The rules handout explains how to play, step by step. The game ends when a player reaches the Finish square. At the end of the game, students count the event cards that were played, and record the number of each event type on their worksheet (Figure 8). Students also record the position of the players on the playing board. Using the sample diagram (Figure 9), have students diagram what their plant community looked like at the end of the game (based on the premise that the further a player travels on the board, the greater the number of individuals of their species). If any players are at the Start box at the end of the game, their species has zero plants in the diagram. After an initial discussion following the first game, ask students to predict the results of a game played without the Disturbance Event cards. They can play again and test their prediction. To evaluate their learning, ask students to “manage” disturbance by stacking the event deck to favor a particular species. Then have them test the results of their management by playing a game with the stacked deck.
Number of players: 6
Object of the game: First player to reach the “Finish” square wins.
Step 1: Choose a dealer.
Step 2: All players, including the dealer, choose a game piece. Place game pieces in the “Start” square.
Step 3: Dealer shuffles Event Cards and places them face down in Future Events spot on the playing board. Shuffle and place the Interaction Cards face down in their spot, and deal one Character Card to each player.
Step 4: The dealer draws the first Event Card and places it face up in the Current Event spot.
Step 5: Each player then plays according to the Event and Character Card directions, starting with the dealer and going clockwise.
Step 6: After all players have their turn, check the board for players who landed on the same square. These players are interacting.
· Interactions are played in the same order as Events (clockwise starting at the dealer)
· Two at a time, the interacting players draw one Interaction Card.
· Play according to the interaction card.
Step 7: Repeat Steps 4-6 until a player wins. Record the order of the players and the number of each type of event that occurred during the game.
Some possible discussion questions include:
· How would you describe the diagram produced, is it more like a forest, a grassland or a shrubland?
· What happens during a fire? A landslide? Grazing? What about during no disturbance periods?
· Which species tend to increase in abundance during times of no disturbance? What traits do they have in common?
· How do early and late successional species differ from each other? Which life-history traits might allow a species to respond well to a fire event. Which traits might make a species a better competitor?
· What would happen if we stacked the deck to reduce the number of Disturbance Cards? Try it, was your prediction correct?
· Will the winner always be the same? Why or why not?
· How might changes in the plant community affect other properties of the ecosystem?
· How does this imaginary system compare to real ecosystems in the number of species?
· How would you change the deck to ensure that your species wins?
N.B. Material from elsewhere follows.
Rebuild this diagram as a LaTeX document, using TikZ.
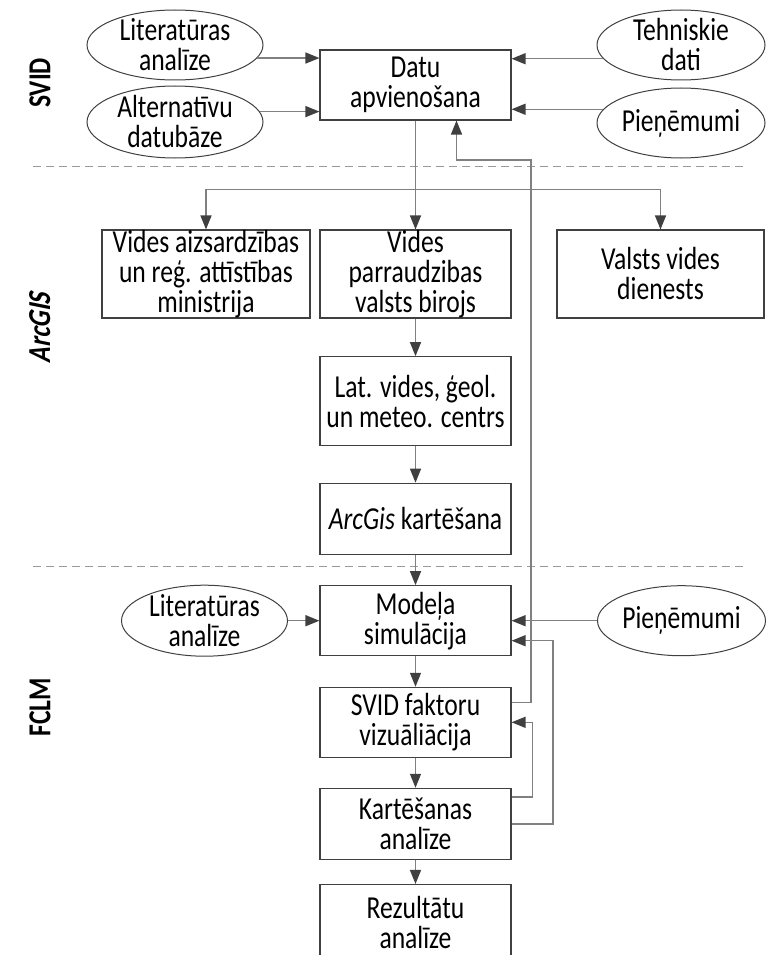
\documentclass[tikz,border=0pt]{standalone}
\usepackage{fontspec}
\setmainfont{Carlito}[FakeStretch=0.8]
\newfontfamily\arcgisfont{Carlito}[FakeStretch=0.8,UprightFeatures={FakeSlant=0.2},BoldFeatures={FakeSlant=0.2}]
\usetikzlibrary{shapes.geometric,arrows.meta}
\begin{document}
\begin{tikzpicture}[x=1pt,y=-1pt,
  font=\fontsize{32}{30}\selectfont,
  box/.style={draw=black!75,line width=1.1pt,minimum width=191pt,minimum height=70pt,inner sep=0pt,align=center},
  oval/.style={draw=black!75,line width=1pt,ellipse,inner sep=0pt,minimum width=176pt,minimum height=70pt},
  conn/.style={draw=black!50,line width=1.4pt},
  arr/.style={conn,-{Triangle[length=14pt,width=11pt,color=black!75]}},
  sepline/.style={draw=black!40,line width=1pt,dash pattern=on 8pt off 5pt},
  side/.style={rotate=90,font=\fontsize{32}{30}\selectfont\bfseries}]

\useasboundingbox (0,0) rectangle (766,955);

% side labels
\node[side] (lsvid) at (40,83) {SVID};
\node[side,font=\fontsize{32}{30}\arcgisfont\bfseries] (larc) at (40,328) {ArcGIS};
\node[side] (lfclm) at (40,707) {FCLM};

% separators
\coordinate (s1a) at (33,166.7);
\coordinate (s1b) at (745,166.7);
\coordinate (s2a) at (33,566.7);
\coordinate (s2b) at (745,566.7);
\draw[sepline] (s1a) -- (s1b);
\draw[sepline] (s2a) -- (s2b);

% SVID section
\node[box] (datu) at (415.5,85) {Datu\\apvienošana};
\node[oval,label={[align=center]center:Literatūras\\analīze}] (lit1) at (175,45) {};
\node[oval,minimum height=72pt,label={[align=center]center:Alternatīvu\\datubāze}] (alt) at (175,122) {};
\node[oval,minimum width=168pt,label={[align=center]center:Tehniskie\\dati}] (tehn) at (681,45) {};
\node[oval,minimum width=168pt,label={[align=center]center:Pieņēmumi}] (pien) at (681,123) {};

\draw[arr] (lit1.-9) -- (lit1.-9 -| datu.west);
\draw[arr] (alt.7.7) -- (alt.7.7 -| datu.west);
\draw[arr] (tehn.-170.8) -- (tehn.-170.8 -| datu.east);
\draw[arr] (pien.170.5) -- (pien.170.5 -| datu.east);

% ArcGIS section
\node[box,minimum width=208pt,minimum height=88pt] (vaid) at (206,274) {Vides aizsardzības\\un reģ. attīstības\\ministrija};
\node[box,minimum height=88pt] (vpb) at (415.5,274) {Vides\\parraudzibas\\valsts birojs};
\node[box,minimum width=207pt,minimum height=88pt] (vdd) at (660.5,274) {Valsts vides\\dienests};
\node[box,minimum height=89pt] (lat) at (415.5,401.2) {Lat. vides, ģeol.\\un meteo. centrs};
\node[box,minimum height=71pt] (arc) at (415.5,518.7) {\textit{ArcGis} kartēšana};

\coordinate (split) at (415.5,189.3);
\draw[arr] (datu.south) -- (vpb.north);
\draw[conn] (split -| vaid.north) -- (split -| vdd.north);
\draw[arr] (split -| vaid.north) -- (vaid.north);
\draw[arr] (split -| vdd.north) -- (vdd.north);
\draw[arr] (vpb.south) -- (lat.north);
\draw[arr] (lat.south) -- (arc.north);

% FCLM section
\node[box] (mod) at (415.5,620.7) {Modeļa\\simulācija};
\node[box] (svf) at (415.5,722.3) {SVID faktoru\\vizuāliācija};
\node[box,minimum height=71pt] (kart) at (415.5,823.8) {Kartēšanas\\analīze};
\node[box,minimum height=75pt] (rez) at (415.5,922) {Rezultātu\\analīze};
\node[oval,minimum width=166pt,minimum height=71pt,label={[align=center]center:Literatūras\\analīze}] (lit2) at (204.5,620.7) {};
\node[oval,minimum width=168pt,label={[align=center]center:Pieņēmumi}] (pien2) at (681.5,620.7) {};

\draw[arr] (arc.south) -- (mod.north);
\draw[arr] (mod.south) -- (svf.north);
\draw[arr] (svf.south) -- (kart.north);
\draw[arr] (kart.south) -- (rez.north);
\draw[arr] (lit2.east) -- (mod.west);
\draw[arr] (pien2.west) -- (mod.east);

% feedback loops
\coordinate (loopA) at (531,160);
\draw[arr] ([yshift=20pt]svf.east) -| (loopA) -| ([xshift=41pt]datu.south);
\draw[arr] ([yshift=27pt]kart.east) -- ++(21,0) |- (svf.east);
\draw[arr] (kart.east) -- ++(41.5,0) |- ([yshift=-20pt]mod.east);

\end{tikzpicture}
\end{document}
Try it, did it work?
This activity has been used as an introduction to succession with little or no introduction to the activity. Simply distribute materials, read the rules with students, and walk them through the first round of playing. At the end of game playing, ask students to fill out worksheets. Distribute discussion questions for students to answer and use these to introduce the main concepts of succession and disturbance dynamics.
The following comments could be shared with students, as part of their introduction to the lab.
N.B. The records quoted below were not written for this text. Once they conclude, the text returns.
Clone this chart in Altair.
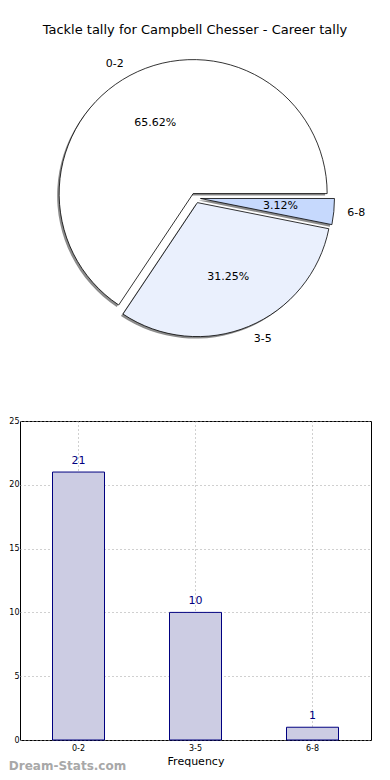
import math
import altair as alt
import pandas as pd

# ---- data ----
categories = ["0-2", "3-5", "6-8"]
counts = [21, 10, 1]
slice_colors = ["#ffffff", "#eaf0fd", "#c6d9fd"]
title_text = "Tackle tally for Campbell Chesser - Career tally"
x_title = "Frequency"
watermark = "Dream-Stats.com"

FONT = "DejaVu Sans"
total = sum(counts)

# Pie: matplotlib starts at 3 o'clock, counter-clockwise.
# In Vega (clockwise from 12 o'clock) this is the reversed order from 3 o'clock.
rows = []
acc = 0
for cat, val, col in reversed(list(zip(categories, counts, slice_colors))):
    rows.append(dict(cat=cat, val=val, color=col, start=acc, end=acc + val,
                     mid=acc + val / 2, pct=f"{100 * val / total:.2f}%"))
    acc += val
pie_df = pd.DataFrame(rows)

theta_scale = alt.Scale(domain=[0, total], range=[math.pi / 2, math.pi / 2 + 2 * math.pi])
R = 134
EXPLODE = 5

base = alt.Chart(pie_df)
shadow_layers, slice_layers, text_layers = [], [], []
for r in rows:
    ang = (r["mid"] / total) * 2 * math.pi + math.pi / 2
    dx = EXPLODE * math.sin(ang)
    dy = -EXPLODE * math.cos(ang)
    sel = base.transform_filter(alt.datum.cat == r["cat"])
    shadow_layers.append(
        sel.mark_arc(radius=R, fill="#808080", opacity=0.9, stroke=None,
                     xOffset=dx - 2, yOffset=dy + 2)
        .encode(theta=alt.Theta("start:Q", scale=theta_scale, stack=None),
                theta2="end:Q")
    )
    slice_layers.append(
        sel.mark_arc(radius=R, stroke="black", strokeWidth=0.8,
                     xOffset=dx, yOffset=dy)
        .encode(theta=alt.Theta("start:Q", scale=theta_scale, stack=None),
                theta2="end:Q",
                fill=alt.Color("color:N", scale=None))
    )
    text_layers.append(
        sel.mark_text(radius=R * 0.6, font=FONT, fontSize=11, color="black",
                      xOffset=dx, yOffset=dy)
        .encode(theta=alt.Theta("mid:Q", scale=theta_scale, stack=None),
                text="pct:N")
    )
    left_side = math.sin(ang) < 0
    text_layers.append(
        sel.mark_text(radius=R * 1.1, font=FONT, fontSize=11, color="black",
                      align="right" if left_side else "left",
                      xOffset=dx, yOffset=dy)
        .encode(theta=alt.Theta("mid:Q", scale=theta_scale, stack=None),
                text="cat:N")
    )

pie = alt.layer(*shadow_layers, *slice_layers, *text_layers).properties(
    width=351, height=302
)

# ---- bar chart ----
bar_df = pd.DataFrame({"cat": categories, "count": counts})
bbase = alt.Chart(bar_df).encode(
    x=alt.X("cat:N", sort=categories, title=x_title,
            scale=alt.Scale(paddingInner=0, paddingOuter=0),
            axis=alt.Axis(labelAngle=0, grid=True, gridDash=[1, 3], gridColor="#a0a0a0",
                          ticks=False, domain=False, labelFontSize=8, labelPadding=4,
                          titleFontSize=11, titleFont=FONT, labelFont=FONT,
                          titlePadding=3, titleFontWeight="normal", labelColor="black",
                          titleColor="black")),
    y=alt.Y("count:Q", title=None,
            scale=alt.Scale(domain=[0, 25], nice=False),
            axis=alt.Axis(values=[0, 5, 10, 15, 20, 25], grid=True, gridDash=[1, 3],
                          gridColor="#a0a0a0", ticks=False, domain=False,
                          labelFontSize=8, labelPadding=1, labelFont=FONT,
                          labelColor="black")),
)
bars = bbase.mark_bar(size=52, fill="#ccccE3", stroke="#000080", strokeWidth=1)
labels = bbase.mark_text(dy=-6, baseline="bottom", color="#000080", fontSize=11, font=FONT).encode(
    text="count:Q"
)
bar_chart = alt.layer(bars, labels).properties(
    width=351, height=319,
    view=alt.ViewBackground(stroke="black", strokeWidth=1),
    title=alt.TitleParams(watermark, orient="bottom", anchor="start", frame="bounds",
                          fontSize=12, color="#a8a8a8", fontWeight="bold",
                          font=FONT, offset=-5),
)

chart = alt.vconcat(pie, bar_chart, spacing=67).properties(
    title=alt.TitleParams(title_text, fontSize=13, font=FONT, fontWeight="normal",
                          color="black", anchor="middle", dx=5, offset=10),
    padding={"left": 0, "top": 16, "right": 5, "bottom": 0},
).configure_view(strokeWidth=0)

chart.save("out.html", embed_options={"renderer": "svg", "actions": False})
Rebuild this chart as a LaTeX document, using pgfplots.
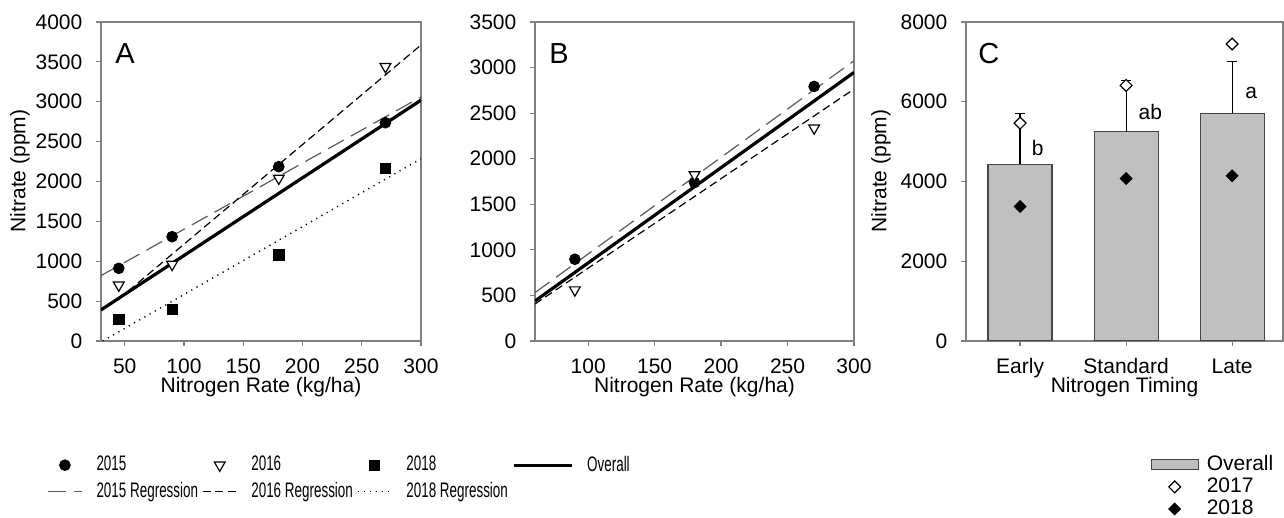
\documentclass[border=0pt]{standalone}
\usepackage{fontspec}
\setmainfont{Liberation Sans}
\newfontfamily\narrowfont[FakeStretch=0.64]{Liberation Sans}
\usepackage{pgfplots}
\pgfplotsset{compat=1.18}

\definecolor{axgray}{RGB}{128,128,128}
\definecolor{bargray}{RGB}{192,192,192}
\definecolor{baredge}{RGB}{70,70,70}
\definecolor{reggray}{RGB}{90,90,90}

\pgfplotsset{
  panel/.style={
    scale only axis, width=160pt, height=159.5pt,
    axis line style={axgray, line width=0.6pt},
    tick style={axgray, line width=0.6pt},
    tick align=outside, major tick length=2.5pt,
    tick pos=left,
    font=\fontsize{10.5}{12}\selectfont,
    /pgf/number format/assume math mode=true,
    /pgf/number format/1000 sep={},
    scaled ticks=false,
    yticklabel style={xshift=-3.3pt},
    xticklabel style={yshift=-2.8pt},
    every axis x label/.style={at={(axis description cs:0.5,-0.145)},anchor=center},
    every axis y label/.style={at={(axis description cs:-0.253,0.533)},rotate=90,anchor=center},
    legend image code/.code={\draw[mark repeat=2,mark phase=2,##1] plot coordinates {(0pt,0pt) (8.5pt,0pt) (17pt,0pt)};},
  },
  s2015/.style={only marks, mark=*, mark size=2.7pt, black},
  s2016/.style={only marks, mark=triangle*, mark size=3.1pt, black, mark options={rotate=180, fill=white, line width=0.6pt}},
  s2018/.style={only marks, mark=square*, mark size=2.6pt, black},
  overall/.style={black, line width=1.6pt, no marks},
  r2015/.style={reggray, line width=0.6pt, dash pattern=on 9pt off 4pt, no marks},
  r2016/.style={black, line width=0.6pt, dash pattern=on 4pt off 2.2pt, no marks},
  r2018/.style={black, line width=0.7pt, dash pattern=on 0.6pt off 2.4pt, no marks},
  longline legend/.style={legend image code/.code={\draw[##1] (0pt,0pt) -- (29pt,0pt);}},
  bar legend/.style={legend image code/.code={\draw[##1] (0pt,-2.5pt) rectangle (23.5pt,2.5pt);}},
}

\begin{document}
\begin{tikzpicture}
\path[use as bounding box] (0,0) rectangle (642pt,259pt);

% Panel A
\begin{axis}[panel,
  at={(50.5pt,88.5pt)}, anchor=south west,
  xmin=30, xmax=300, ymin=0, ymax=4000,
  xtick={50,100,...,300}, ytick={0,500,...,4000},
  xlabel={Nitrogen Rate (kg/ha)}, ylabel={Nitrate (ppm)},
  legend columns=4,
  legend cell align=left,
  legend style={at={(axis description cs:-0.169,-0.35)}, anchor=north west,
    draw=none, fill=none, inner sep=0pt, row sep=1.2pt,
    nodes={inner xsep=0pt, inner ysep=1.5pt},
    font=\narrowfont\fontsize{10.5}{12}\selectfont,
    /tikz/every odd column/.append style={column sep=7pt},
    /tikz/every even column/.append style={column sep=2pt}},
]
\addlegendimage{s2015}\addlegendentry{2015}
\addlegendimage{s2016}\addlegendentry{2016}
\addlegendimage{s2018}\addlegendentry{2018}
\addlegendimage{overall, longline legend}\addlegendentry{Overall}
\addlegendimage{r2015}\addlegendentry{2015 Regression}
\addlegendimage{r2016}\addlegendentry{2016 Regression}
\addlegendimage{r2018}\addlegendentry{2018 Regression}

\addplot[r2015, forget plot] coordinates {(30,820) (300,3060)};
\addplot[r2016, forget plot] coordinates {(45,526) (300,3712)};
\addplot[r2018, forget plot] coordinates {(31.5,0) (300,2285)};
\addplot[overall, forget plot] coordinates {(30,390) (300,3020)};
\addplot[s2015, forget plot] coordinates {(45,911) (90,1308) (180,2186) (270,2737)};
\addplot[s2016, forget plot] coordinates {(45,700) (90,960) (180,2040) (270,3440)};
\addplot[s2018, forget plot] coordinates {(45,272) (90,397) (180,1078) (270,2165)};
\node[anchor=north west, inner sep=0pt, font=\fontsize{14.5}{15}\selectfont] at (axis description cs:0.044,0.934) {A};
\end{axis}

% Panel B
\begin{axis}[panel,
  at={(267.5pt,88.5pt)}, anchor=south west,
  width=159.5pt,
  xmin=60, xmax=300, ymin=0, ymax=3500,
  xtick={100,150,...,300}, ytick={0,500,...,3500},
  xlabel={Nitrogen Rate (kg/ha)},
]
\addplot[r2015] coordinates {(60,531) (300,3075)};
\addplot[r2016] coordinates {(60,406) (300,2764)};
\addplot[overall] coordinates {(60,439) (300,2947)};
\addplot[s2015] coordinates {(90,897) (180,1739) (270,2793)};
\addplot[s2016] coordinates {(90,560) (180,1823) (270,2336)};
\node[anchor=north west, inner sep=0pt, font=\fontsize{14.5}{15}\selectfont] at (axis description cs:0.044,0.934) {B};
\end{axis}

% Panel C
\begin{axis}[panel,
  at={(483pt,88.5pt)}, anchor=south west,
  width=158.5pt,
  xmin=-0.51, xmax=2.48, ymin=0, ymax=8000,
  xtick={0,1,2}, xticklabels={Early,Standard,Late},
  ytick={0,2000,...,8000},
  xlabel={Nitrogen Timing}, ylabel={Nitrate (ppm)},
  every axis y label/.style={at={(axis description cs:-0.268,0.533)},rotate=90,anchor=center},
  legend image code/.code={\draw[mark repeat=2,mark phase=2,#1] plot coordinates {(0pt,0pt) (11.75pt,0pt) (23.5pt,0pt)};},
  legend cell align=left,
  legend style={at={(axis description cs:0.581,-0.345)}, anchor=north west,
    draw=none, fill=none, inner sep=0pt, row sep=-1.8pt,
    /tikz/every odd column/.append style={column sep=2pt},
    font=\fontsize{10.5}{12}\selectfont},
]
\addlegendimage{bar legend, fill=bargray, draw=baredge, line width=0.6pt}\addlegendentry{Overall}
\addlegendimage{only marks, mark=square*, mark size=2.1pt, black, mark options={rotate=45, fill=white, line width=0.6pt}}\addlegendentry{2017}
\addlegendimage{only marks, mark=square*, mark size=2.1pt, black, mark options={rotate=45}}\addlegendentry{2018}

\addplot[ybar, bar width=32pt, fill=bargray, draw=baredge, line width=0.6pt, forget plot,
  error bars/.cd, y dir=plus, y explicit,
  error bar style={black, line width=0.6pt},
  error mark options={rotate=90, mark size=2.5pt, black, line width=0.6pt}]
  coordinates {(0,4435) +- (0,1263) (1,5246) +- (0,1289) (2,5715) +- (0,1296)};
\addplot[only marks, mark=square*, mark size=2.1pt, black, mark options={rotate=45, fill=white, line width=0.6pt}, forget plot]
  coordinates {(0,5464) (1,6409) (2,7448)};
\addplot[only marks, mark=square*, mark size=2.1pt, black, mark options={rotate=45}, forget plot]
  coordinates {(0,3372) (1,4075) (2,4142)};
\node[anchor=north west, inner sep=0pt, font=\fontsize{14.5}{15}\selectfont] at (axis description cs:0.038,0.934) {C};
\node[anchor=base, inner sep=0pt] at (axis cs:0.167,4657) {b};
\node[anchor=base, inner sep=0pt] at (axis cs:1.228,5548) {ab};
\node[anchor=base, inner sep=0pt] at (axis cs:2.18,6075) {a};
\end{axis}
\end{tikzpicture}
\end{document}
On teaching succession: A common misconception of succession is that it always progresses the same way towards the same end community. That is, if a plant community is disturbed and then left alone, it will always return to its initial condition. In textbooks, succession is often depicted in this way, as a directional, deterministic process (Gibson, 1996). This view of succession as a singular pathway of progression from a cleared, recently disturbed site to mature climax vegetation is outdated. Current theories suggest that succession will not always create the same community that existed before the disturbance. There are multiple possible outcomes, depending on many factors including the order of arrival of colonizing species, which varies over time and space and can depend on chance (Diamond and Case, 1986). Also, because disturbances can re-occur frequently, the plant community might always be in a state of flux, never reaching a climax state (Pickett and White, 1985). This lesson attempts to address this misconception, and teach succession as a dynamic process that can be reasonably, but not completely, predictable. By teaching about succession through its mechanisms we can avoid teaching some of the misconceptions about climax communities.
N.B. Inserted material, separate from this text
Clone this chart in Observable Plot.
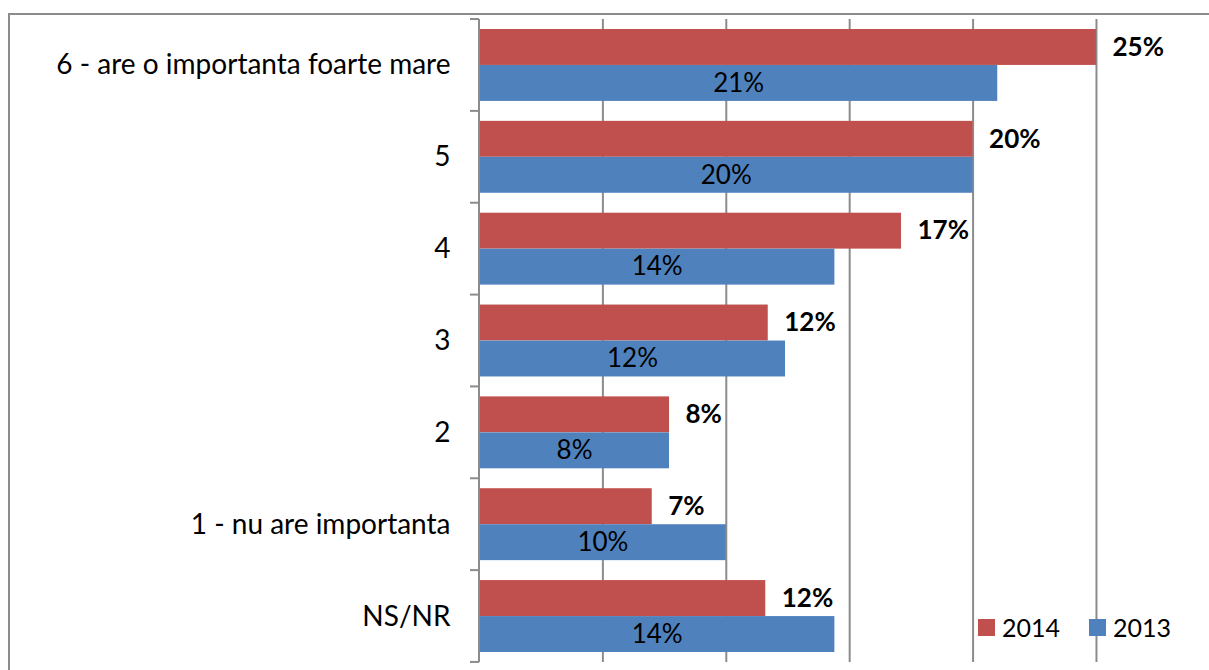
<!DOCTYPE html>
<html>
<head>
<meta charset="utf-8">
<script src="https://cdn.jsdelivr.net/npm/d3@7"></script>
<script src="https://cdn.jsdelivr.net/npm/@observablehq/plot@0.6"></script>
<style>
  body { margin: 0; background: #fff; }
  #wrap { position: relative; width: 1209px; height: 670px; overflow: hidden; background: #fff; }
  #border { position: absolute; left: 8px; top: 13px; width: 1300px; height: 700px;
            border-top: 2px solid #8c8c8c; border-left: 2px solid #8c8c8c; z-index: 2; pointer-events: none; }
  #legend { position: absolute; left: 978px; top: 612px; z-index: 3; display: flex; align-items: center;
            font-family: Lato, "Open Sans", sans-serif; font-size: 25px; color: #000; }
  #legend .sw { width: 17px; height: 17px; display: inline-block; margin-right: 7px; }
  #legend .item { display: flex; align-items: center; margin-right: 29px; }
</style>
</head>
<body>
<div id="wrap">
  <div id="border"></div>
  <div id="chart"></div>
  <div id="legend"></div>
</div>
<script>
// ---- data ----
const categories = ["6 - are o importanta foarte mare", "5", "4", "3", "2", "1 - nu are importanta", "NS/NR"];
const values2014 = [25.0, 20.0, 17.1, 11.7, 7.7, 7.0, 11.6];
const values2013 = [21.0, 20.0, 14.4, 12.4, 7.7, 10.0, 14.4];
const seriesNames = ["2014", "2013"];
const seriesColors = ["#C0504D", "#4F81BD"];
const gridTicks = [5, 10, 15, 20, 25];

const d2014 = categories.map((c, i) => ({cat: c, value: values2014[i]}));
const d2013 = categories.map((c, i) => ({cat: c, value: values2013[i]}));
const pct = d => Math.round(d.value) + "%";

function categoryAxis(index, scales) {
  const y = scales.y, x = scales.x;
  let bw, step;
  if (typeof y.bandwidth === "function") { bw = y.bandwidth(); step = y.step(); }
  else { step = y(categories[1]) - y(categories[0]); bw = step * (1 - 0.217); }
  const gap = (step - bw) / 2;
  const ys = categories.map(c => y(c) - gap);
  ys.push(y(categories[categories.length - 1]) + bw + gap);
  const x0 = x(0);
  const g = d3.create("svg:g").attr("stroke", "#8c8c8c").attr("stroke-width", 2).attr("fill", "none");
  g.append("line").attr("x1", x0).attr("x2", x0).attr("y1", ys[0]).attr("y2", ys[ys.length - 1]);
  for (const yy of ys) g.append("line").attr("x1", x0 - 9).attr("x2", x0).attr("y1", yy).attr("y2", yy);
  return g.node();
}

const chart = Plot.plot({
  width: 1209,
  height: 670,
  marginTop: 19,
  marginBottom: 8,
  marginLeft: 479,
  marginRight: 0,
  style: { fontFamily: "Lato, 'Open Sans', sans-serif", fontSize: "28px", color: "#000", background: "transparent" },
  x: { domain: [0, 29.58], axis: null },
  y: { domain: categories, paddingInner: 0.217, paddingOuter: 0.109, round: false, tickSize: 0, tickPadding: 29, label: null },
  marks: [
    Plot.ruleX(gridTicks, { stroke: "#8c8c8c", strokeWidth: 2, strokeOpacity: 1 }),
    Plot.barX(d2014, { x: "value", y: "cat", fill: seriesColors[0], insetBottom: 36 }),
    Plot.barX(d2013, { x: "value", y: "cat", fill: seriesColors[1], insetTop: 36 }),
    categoryAxis,
    Plot.text(d2014, { x: "value", y: "cat", text: pct, dx: 16, dy: -18, textAnchor: "start",
                       fontWeight: "bold", fontSize: 26, fill: "#000" }),
    Plot.text(d2013, { x: d => d.value / 2, y: "cat", text: pct, dy: 18, textAnchor: "middle",
                       fontSize: 26, fill: "#000" })
  ]
});
document.getElementById("chart").appendChild(chart);

const legend = document.getElementById("legend");
seriesNames.forEach((name, i) => {
  const item = document.createElement("div");
  item.className = "item";
  const sw = document.createElement("span");
  sw.className = "sw";
  sw.style.background = seriesColors[i];
  item.appendChild(sw);
  item.appendChild(document.createTextNode(name));
  legend.appendChild(item);
});
</script>
</body>
</html>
On using a game to teach succession: This game is a dynamic way to teach a dynamic subject. There is a body of literature on the use of games in learning (for a review see Ellington et. al., 1998). Games have been shown to increase student motivation, increase retention, and in some cases, shorten the time to teach concepts to naïve students (Randel et al., 1992). We decided to teach this topic using a game for several reasons. Games are fun. Students easily learn complicated sets of rules in order to play a game. We can use this to our advantage by making analogies between game rules and the theories and concepts we want to teach (Kaplan and Kaplan, 1982). As students play the game, they learn the rules, which are analogous to the mechanisms of succession. Students begin building their own conceptual model of the mechanisms of succession through game play. Also, even though games are no better than traditional teaching methods at teaching factual information (Randel et al., 1992), they seem to be more effective in teaching dynamics (Monroe, 1968). Third, it can take many years to observe succession in nature; the game condenses this time and allows students to watch plant community dynamics within a class period. Fourth, current curriculum about succession is limited in its applicability because it is designed to take advantage of regional examples such as old-field succession in temperate hardwood forests. Because it uses imaginary species, this game can be played anywhere in the world. And last, we wanted to create a system where students could interactively explore the plant community dynamics, rather than just observe them. They can experiment with the plant community by manipulating the disturbance processes, and observe the changes that occur as a result of their actions.